How Sequence Bucketing Works
Sequence bucketing involves the following steps:
-
Sorting or Grouping: First, the input data sequences are sorted or grouped based on their lengths or they are divided into buckets. For instance, sequences with lengths between 0-10 might be in one bucket, 11-20 in another, and so on.
-
Batch Creation: When a batch data is required for training, the sequences are pulled from the same or similar bucket. These sequences are approximately the same length.
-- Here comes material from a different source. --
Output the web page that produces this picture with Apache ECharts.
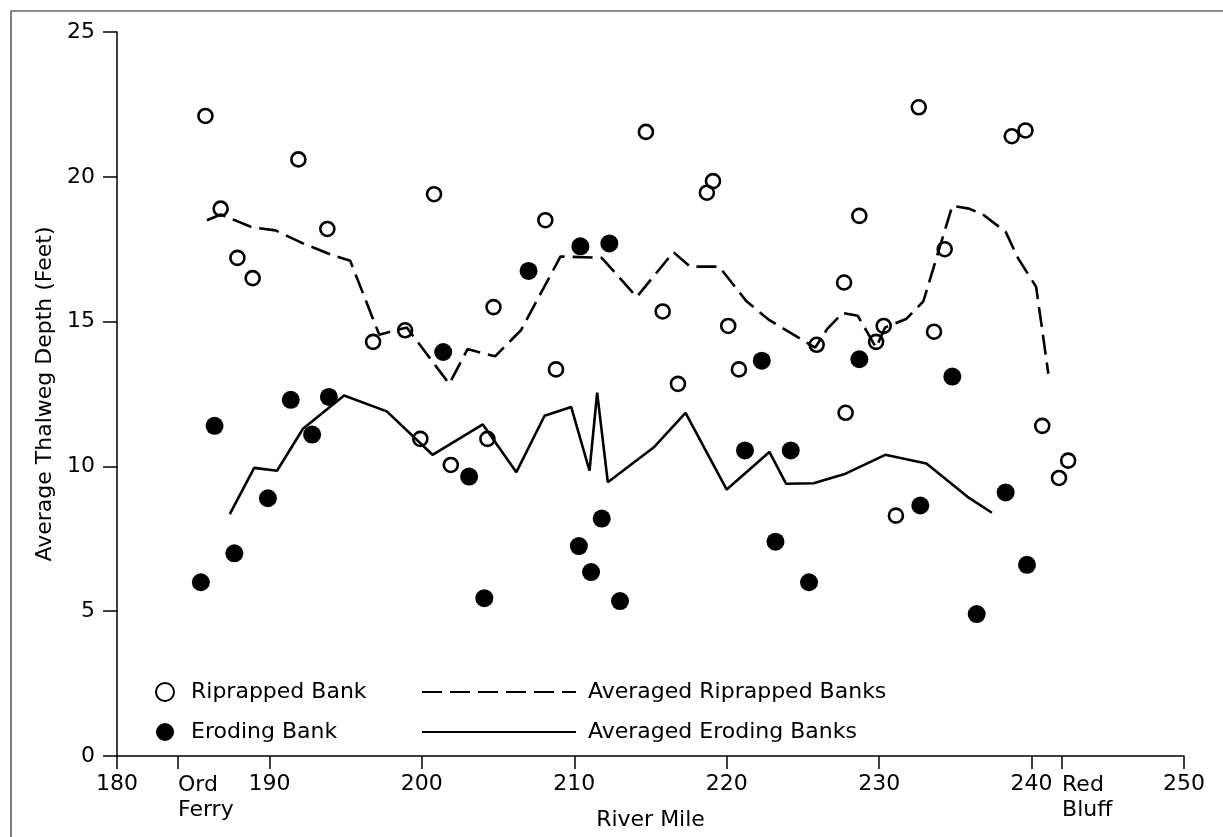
<!DOCTYPE html>
<html>
<head>
<meta charset="utf-8">
<title>Average Thalweg Depth</title>
<script src="https://cdn.jsdelivr.net/npm/echarts@6/dist/echarts.min.js"></script>
<style>
  html, body { margin: 0; padding: 0; background: #fff; }
  #chart { width: 1223px; height: 837px; }
</style>
</head>
<body>
<div id="chart"></div>
<script>
// river mile / depth (feet)
var riprapped = [
  [185.8, 22.1], [186.8, 18.9], [187.9, 17.2], [188.9, 16.5], [191.9, 20.6],
  [193.8, 18.2], [196.8, 14.3], [198.9, 14.7], [199.9, 10.95], [200.8, 19.4],
  [201.9, 10.05], [204.3, 10.95], [204.7, 15.5], [208.1, 18.5], [208.8, 13.35],
  [214.7, 21.55], [215.8, 15.35], [216.8, 12.85], [218.7, 19.45], [219.1, 19.85],
  [220.1, 14.85], [220.8, 13.35], [225.9, 14.2], [227.7, 16.35], [227.8, 11.85],
  [228.7, 18.65], [229.8, 14.3], [230.3, 14.85], [231.1, 8.3], [232.6, 22.4],
  [233.6, 14.65], [234.3, 17.5], [238.7, 21.4], [239.6, 21.6], [240.7, 11.4],
  [241.8, 9.6], [242.4, 10.2]
]
var eroding = [
  [185.5, 6.0], [186.4, 11.4], [187.7, 7.0], [189.9, 8.9], [191.4, 12.3],
  [192.8, 11.1], [193.9, 12.4], [201.4, 13.95], [203.1, 9.65], [204.1, 5.45],
  [207.0, 16.75], [210.3, 7.25], [210.4, 17.6], [211.1, 6.35], [211.8, 8.2],
  [212.3, 17.7], [213.0, 5.35], [221.2, 10.55], [222.3, 13.65], [223.2, 7.4],
  [224.2, 10.55], [225.4, 6.0], [228.7, 13.7], [232.7, 8.65], [234.8, 13.1],
  [236.4, 4.9], [238.3, 9.1], [239.7, 6.6]
]
var avgRiprapped = [
  [185.9, 18.5], [186.8, 18.7], [188.9, 18.25], [190.4, 18.15], [192.2, 17.7],
  [194.1, 17.3], [195.3, 17.1], [197.2, 14.55], [199.0, 14.8], [201.8, 12.85],
  [203.0, 14.05], [204.8, 13.8], [206.5, 14.7], [209.1, 17.25], [211.8, 17.2],
  [214.1, 15.85], [216.5, 17.4], [217.6, 16.9], [219.5, 16.9], [221.3, 15.7],
  [222.8, 15.05], [225.8, 14.1], [226.6, 14.75], [227.6, 15.3], [228.6, 15.2],
  [229.8, 14.1], [230.4, 14.8], [231.8, 15.1], [232.9, 15.7], [234.8, 19.0],
  [235.9, 18.9], [236.8, 18.7], [238.3, 18.1], [239.1, 17.2], [240.3, 16.2],
  [241.1, 13.2]
]
var avgEroding = [
  [187.4, 8.35], [189.0, 9.95], [190.5, 9.85], [192.2, 11.3], [194.9, 12.45],
  [197.7, 11.9], [200.7, 10.4], [204.0, 11.45], [206.2, 9.8], [208.05, 11.75],
  [209.8, 12.05], [211.0, 9.85], [211.5, 12.55], [212.2, 9.45], [215.2, 10.65],
  [217.3, 11.85], [220.0, 9.2], [222.8, 10.5], [223.9, 9.4], [225.7, 9.42],
  [227.8, 9.75], [230.4, 10.4], [233.1, 10.1], [235.8, 8.95], [237.4, 8.4]
]
var mileTicks = [180, 190, 200, 210, 220, 230, 240, 250]
var placeMiles = [184, 242]
var placeNames = ['Ord\nFerry', 'Red\nBluff']
var depthTicks = [0, 5, 10, 15, 20, 25]

var font = 'DejaVu Sans'
var fs = 22

var chart = echarts.init(document.getElementById('chart'))
var option = {
  animation: false,
  backgroundColor: '#fff',
  textStyle: { fontFamily: font, color: '#000' },
  graphic: [
    // scanned page frame
    { type: 'rect', shape: { x: 11, y: 11, width: 1300, height: 900 },
      style: { fill: 'none', stroke: '#222', lineWidth: 1.2 } }
  ],
  grid: { left: 117, right: 39, top: 32, bottom: 81 },
  legend: [
    {
      orient: 'vertical', left: 150, top: 676, itemGap: 18,
      itemWidth: 42, itemHeight: 18,
      textStyle: { fontFamily: font, fontSize: fs, color: '#000' },
      data: [{ name: 'Riprapped Bank', icon: 'circle' }, { name: 'Eroding Bank', icon: 'circle' }]
    },
    {
      orient: 'vertical', left: 416, top: 676, itemGap: 18,
      itemWidth: 154, itemHeight: 17,
      itemStyle: { opacity: 0 },
      textStyle: { fontFamily: font, fontSize: fs, color: '#000', padding: [0, 0, 0, 7] },
      data: ['Averaged Riprapped Banks', 'Averaged Eroding Banks']
    }
  ],
  xAxis: [
    {
      type: 'value', min: 180, max: 250, interval: 10,
      name: 'River Mile', nameLocation: 'middle', nameGap: 53,
      nameTextStyle: { fontFamily: font, fontSize: fs, color: '#000' },
      splitLine: { show: false },
      axisLine: { show: true, lineStyle: { color: '#000', width: 1.5 } },
      axisTick: { show: true, length: 13, customValues: mileTicks, lineStyle: { color: '#000', width: 1.5 } },
      axisLabel: { margin: 17, fontSize: fs, color: '#000', fontFamily: font, customValues: mileTicks }
    },
    {
      type: 'value', min: 180, max: 250, position: 'bottom', offset: 0,
      splitLine: { show: false },
      axisLine: { show: false },
      axisTick: { show: true, length: 13, customValues: placeMiles, lineStyle: { color: '#000', width: 1.5 } },
      axisLabel: {
        margin: 17, fontSize: fs, color: '#000', fontFamily: font, align: 'left', lineHeight: 25,
        customValues: placeMiles,
        formatter: function (v) { return placeNames[placeMiles.indexOf(v)] || '' }
      }
    }
  ],
  yAxis: {
    type: 'value', min: 0, max: 25, interval: 5,
    name: 'Average Thalweg Depth (Feet)', nameLocation: 'middle', nameGap: 56,
    nameTextStyle: { fontFamily: font, fontSize: fs, color: '#000' },
    splitLine: { show: false },
    axisLine: { show: true, lineStyle: { color: '#000', width: 1.5 } },
    axisTick: { show: true, length: 14, customValues: depthTicks, lineStyle: { color: '#000', width: 1.5 } },
    axisLabel: { margin: 22, fontSize: fs, color: '#000', fontFamily: font, customValues: depthTicks }
  },
  series: [
    {
      name: 'Averaged Riprapped Banks', type: 'line', data: avgRiprapped,
      symbol: 'none', z: 2,
      lineStyle: { color: '#000', width: 2.6, type: [20, 8] },
      itemStyle: { color: '#000' }
    },
    {
      name: 'Averaged Eroding Banks', type: 'line', data: avgEroding,
      symbol: 'none', z: 2,
      lineStyle: { color: '#000', width: 2.6 },
      itemStyle: { color: '#000' }
    },
    {
      name: 'Riprapped Bank', type: 'scatter', data: riprapped, z: 3,
      symbol: 'circle', symbolSize: 14,
      itemStyle: { color: 'rgba(255,255,255,0)', borderColor: '#000', borderWidth: 2.6, opacity: 1 }
    },
    {
      name: 'Eroding Bank', type: 'scatter', data: eroding, z: 3,
      symbol: 'circle', symbolSize: 18,
      itemStyle: { color: '#000', opacity: 1 }
    }
  ]
}
chart.setOption(option)
</script>
</body>
</html>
Thus, when we do padding for the sequences, we aren’t wasting computation on a ton of unnecessary length.
Benefits of Sequence Bucketing
-
Speeds Up Training: Sequence bucketing can significantly speed up training time because less computation is wasted on padding shorter sequences.
-
Saves Memory: By only padding to the maximum length within the chosen bucket, rather than the maximum sequence length in the entire dataset, we can save a significant amount of memory.
-
Improves Model Accuracy: The model can learn better with a more precise representation of data. The unnecessary padded parts of the sequence could disrupt the model’s ability to identify signals correctly from the input data.